Half
a century ago, the Civil Rights movement made great strides through non-violent
protest. Led by Martin Luther King, non-violent marchers validated their plight
and protest through dignified acceptance of police brutality. Blacks were the
victims; whites the perpetrators. Obvious victims of injustice in the streets,
black marchers gained white support for removing injustice in law. When white
Americans saw peaceful blacks being beaten and trampled by the likes of Bull
Connor in Birmingham and Jim Clark in Selma, whites were forced to reexamine
their prejudices and laws. An entire generation, led by Lyndon Johnson and
Hubert Humphrey did just that.
However,
when black Americans turned to violence to accelerate change, they ended the
movement. In the midst of riots in Detroit, Watts, Newark, Philadelphia,
Baltimore, Cleveland, Chicago and Washington DC, white America stared at their
black & white TV sets and saw blacks as the perpetrators of violence. Although
King argued that “riots are self-defeating and socially destructive,” he was
ignored by the militants. Sympathy for civil rights evaporated.
Fast-forward
to Ferguson, Missouri. Regardless of the social ills revealed by the Michael
Brown case, the violence that followed will slow-down change. When the majority
of Americans see indiscriminate violence and destruction in high-definition on
their LED screens, the apologists of violence become invisible.
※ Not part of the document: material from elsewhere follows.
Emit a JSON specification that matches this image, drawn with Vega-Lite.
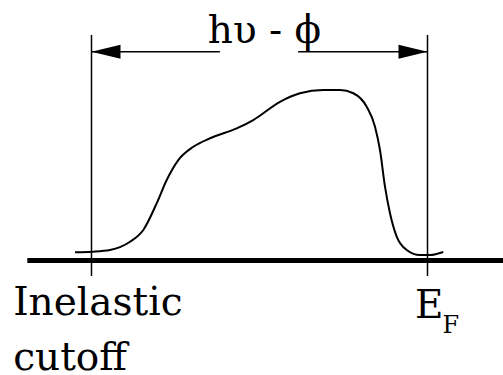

American voters
are not social scientists. They believe what they see and what people with
credibility tell them. Had only peaceful protests followed, the leaders of those
protests would have credibility; they would have been heard. Now, with burning
buildings as backdrops, advocates for change can shout with rage and spew reams
of data -- the average American will not hear.
People
who think violence accelerates change need to think again. When the goal is
dialogue, violence is an inhibitor. Ferguson may be a metaphor for multiple
problems, but its turn to street violence is self-defeating.